Every year around a certain time I get sucked into an entire week (sometimes even two weeks in a row) of dining out. The official name for this time of year is Restaurant Week, a celebratory occasion for budget-conscious diners, when local fine establishments offer deeply discounted prix fixe menus. But by the final night of decadently rich food and rapidly tightening pants, I feel as if the name should be changed to Repentance Week.

I don’t typically order dessert after tucking into a three-course meal, but when it’s set in front of me and unleashes a siren call of tantalizing aroma, how can I resist? In the end I wake up bloated and penitent for the chocolate volcano that I devoured two nights in a row. A full workout is out of the question, since I went to bed late and woke up with a food hangover, and another dinner looms at the end of the work day. So, I’ve developed a routine that helps me face the day without mourning the prior night’s meal.

Before before I hop in the shower or crank on the coffee maker, I lay out my exercise mat. I don’t even bother turning on the TV or music because I’m not planning to be there for long. Just ten minutes is all it will take. Instead of following a prescribed format found in a book or video, I simply draw from my own experience and cycle through my favorite exercises for toning the body parts that are in the most need following night after night of fattening meals: namely, my midsection. These are techniques (gleaned from years of conditioning, yoga, and Pilates classes) that I have found to be the most effective for tightening a soft tummy.

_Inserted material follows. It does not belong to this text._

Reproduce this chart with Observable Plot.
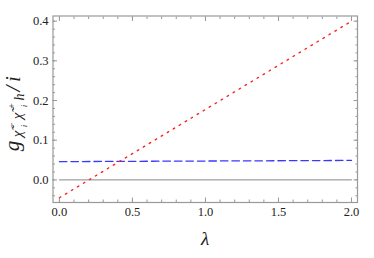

1) The Bicycle: Doing the bicycle crunch makes my abs burn, from the top of my ribs down to my belly button. And if the experts say that it’s the best exercise for strengthening the rectus abdominus muscle, who am I to argue? I lie down on the mat, rest my hands behind my head, and twist my body, making sure my elbow comes into full contact with the opposite knee. I used to be guilty of the lazy man’s bicycle, whereby I merely swished my head from side to side while making the bicycle motion with my legs. But once I learned to push myself and really reach up with each elbow, there was no mistaking the change in my results. Right now I max out at 60 medium-speed crunches, but I am working my way up to 100.

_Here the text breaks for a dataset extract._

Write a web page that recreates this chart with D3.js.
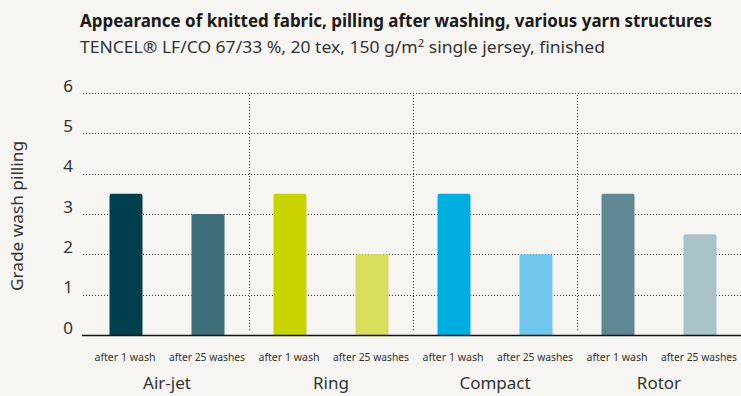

2) Crunch Reaches: After working my legs with the pedal motion of the bicycle, I give them a brief break with straight crunch reaches. Lying on the mat with my legs in the air as close as I can get to a 90-degree angle, I lift my upper body off the mat and try to touch my fingertips to my toes. Though I don’t make contact every time, the most important thing is to keep the legs as straight as possible and reach for the sky. This motion deeply engages the full abdomen. After 20 straight reaches, I drop my legs to the mat and lift one at a time while extending the opposite hand. I alternate from left to right, doing 10 of these jackknife crunches on each side.

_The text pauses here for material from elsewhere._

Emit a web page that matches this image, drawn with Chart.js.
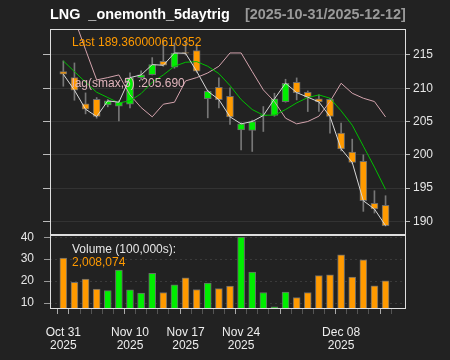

3) The Plank: I then flip over onto my elbows to hold the plank. From aerobics classes to personal training sessions, nearly every one of my workouts led by an instructor has included the plank exercise. Not only does the plank build core strength, but it has an instant tightening effect on my belly. It has taken me a long time to perfect my form so that there is a straight line extending from my head down to my heels. Even though I always felt a burn in my arms, back, and middle, a fitness instructor recently pointed out that my rear was jutting into the air and my arms were bearing most of my body weight. Now I keep a close watch on my form in a mirror, squeeze my abs in tight, and hold for a slow count of 100.

4) Sideways Plank: When it comes to ab exercises, I never neglect my obliques. To engage my side stomach muscles and stave off love handles, I do a couple of variations on the sideways plank. First, I turn on one side and support my body in a straight line on my bottom elbow. After holding my other arm in the air for 15 seconds, I scoop it in a curve under my body for 15 reps, staying balanced by positioning my top foot slightly in front of my bottom foot. Staying on the same side, I then drop my hips to the floor 15 times. I repeat the entire circuit on the other side, squeezing in my lower abs the entire time. If I were doing a full workout (not just a morning quickie), I would incorporate standing trunk twists and dumbbell traverses for more oblique action.

5) The 100: Though it’s another “holding” exercise, the 100 is almost the inverse of the traditional plank, and a great way to tucker out the muscles for the final push. I learned the 100 from a Pilates fanatic friend, who showed me how to lift my legs up to a 45-degree angle and hold while pumping my arms. Essentially an extended V-hold, the 100 is especially effective when I focus on contracting my core. By the time I’ve held this position for a full count of 100, my body is ready to collapse. Nonetheless, I throw in a bonus round by twisting my arms from side to side and tapping the mat each time. This move further squeezes the oblique muscles and uses up my final fumes of muscle strength, before I hop into the shower and emerge fully re-energized.

My ten-minute morning mat routine might make my pants zip up more easily, but it won’t keep a muffin top at bay. Tummy-toning exercises need to be combined with cardio for truly sculpted, flabless abs. As soon as I get out of the woods when Restaurant Week is over, I’ll return to a routine that alternates among aerobic classes, strength training, and floor exercises. Until then, these pinch-hitting moves will keep my core as taut as possible. All it takes is ten minutes on the mat to develop a healthy habit and an excellent way to kick-start the day.